Cascara sagrada () Holy bark; the bark of the California buckthorn (Rhamnus Purshianus), used as a mild cathartic or laxative.

Cascarilla (n.) A euphorbiaceous West Indian shrub (Croton Eleutheria); also, its aromatic bark.

Cascarillin (n.) A white, crystallizable, bitter substance extracted from oil of cascarilla.

Case (n.) A box, sheath, or covering; as, a case for holding goods; a case for spectacles; the case of a watch; the case (capsule) of a cartridge; a case (cover) for a book.

Case (n.) A box and its contents; the quantity contained in a box; as, a case of goods; a case of instruments.

Case (n.) A shallow tray divided into compartments or "boxes" for holding type.

Case (n.) An inclosing frame; a casing; as, a door case; a window case.

Case (n.) A small fissure which admits water to the workings.

Cased (imp. & p. p.) of Case

Casing (p. pr. & vb. n.) of Case

Case (v. t.) To cover or protect with, or as with, a case; to inclose.

Case (v. t.) To strip the skin from; as, to case a box.

Case (n.) Chance; accident; hap; opportunity.

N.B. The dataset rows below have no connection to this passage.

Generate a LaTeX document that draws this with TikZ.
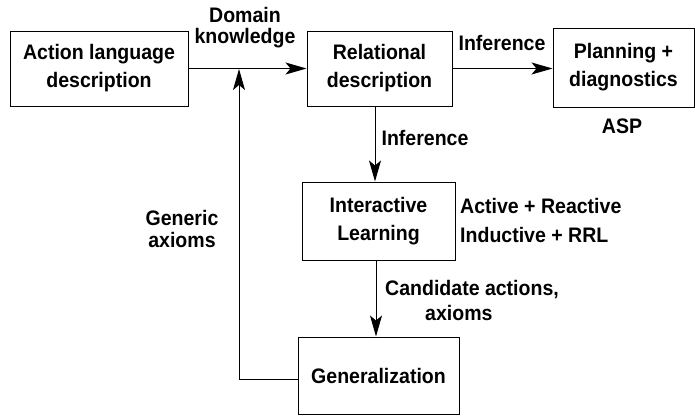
\documentclass[tikz,border=0pt]{standalone}
\usepackage{fontspec}
\setmainfont{Liberation Sans}[FakeStretch=0.93]
\usetikzlibrary{arrows.meta}
\begin{document}
\begin{tikzpicture}[x=1pt,y=-1pt,
  font=\bfseries\fontsize{21}{28}\selectfont,
  box/.style={draw, line width=1pt, rectangle, inner sep=0pt, align=center},
  lbl/.style={inner sep=0pt, align=center},
  arr/.style={line width=1pt, -{Stealth[length=21pt,width=12pt,inset=5pt]}}]
\useasboundingbox (0,0) rectangle (695,415);
% boxes
\node[box, minimum width=178pt, minimum height=75pt] (A) at (99,68.5) {Action language\\description};
\node[box, minimum width=145pt, minimum height=75pt] (R) at (379.5,68.5) {Relational\\description};
\node[box, minimum width=141pt, minimum height=79pt] (P) at (623.5,67.5) {Planning +\\diagnostics};
\node[box, minimum width=153pt, minimum height=78pt] (IL) at (378.5,221) {Interactive\\Learning};
\node[box, minimum width=161pt, minimum height=77pt] (G) at (378.5,375.5) {Generalization};
\coordinate (J) at (239,69);
% connectors
\draw[arr] (A) -- (R);
\draw[arr] (R.east |- 0,68.5) -- (P.west |- 0,68.5);
\draw[arr] ([xshift=-4.5pt]R.south) -- ([xshift=-3.5pt]IL.north);
\draw[arr] ([xshift=-2.5pt]IL.south) -- ([xshift=-2.5pt]G.north);
\draw[arr] ([yshift=-3.5pt]G.west) -| (J);
% labels
\node[lbl, font=\bfseries\fontsize{21}{21}\selectfont] (dk) at (245,27.5) {Domain\\knowledge};
\node[lbl, anchor=base] (inf1) at (502,50) {Inference};
\node[lbl, anchor=base] (asp) at (622,133) {ASP};
\node[lbl, anchor=base] (inf2) at (425,145) {Inference};
\node[lbl, align=left, anchor=west, font=\bfseries\fontsize{21}{29}\selectfont] (ar) at (460,220.5) {Active + Reactive\\Inductive + RRL};
\node[lbl, align=left, anchor=west, font=\bfseries\fontsize{21}{25}\selectfont] (ca) at (385,300.5) {Candidate actions,\\\hspace*{40pt}axioms};
\node[lbl, font=\bfseries\fontsize{21}{22}\selectfont] (ga) at (182,229) {Generic\\axioms};
\end{tikzpicture}
\end{document}
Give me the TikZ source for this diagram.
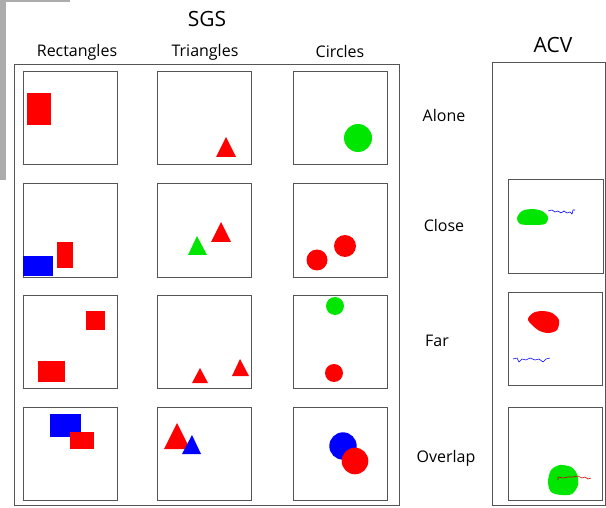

Case (n.) That which befalls, comes, or happens; an event; an instance; a circumstance, or all the circumstances; condition; state of things; affair; as, a strange case; a case of injustice; the case of the Indian tribes.

Case (n.) A patient under treatment; an instance of sickness or injury; as, ten cases of fever; also, the history of a disease or injury.

Case (n.) The matters of fact or conditions involved in a suit, as distinguished from the questions of law; a suit or action at law; a cause.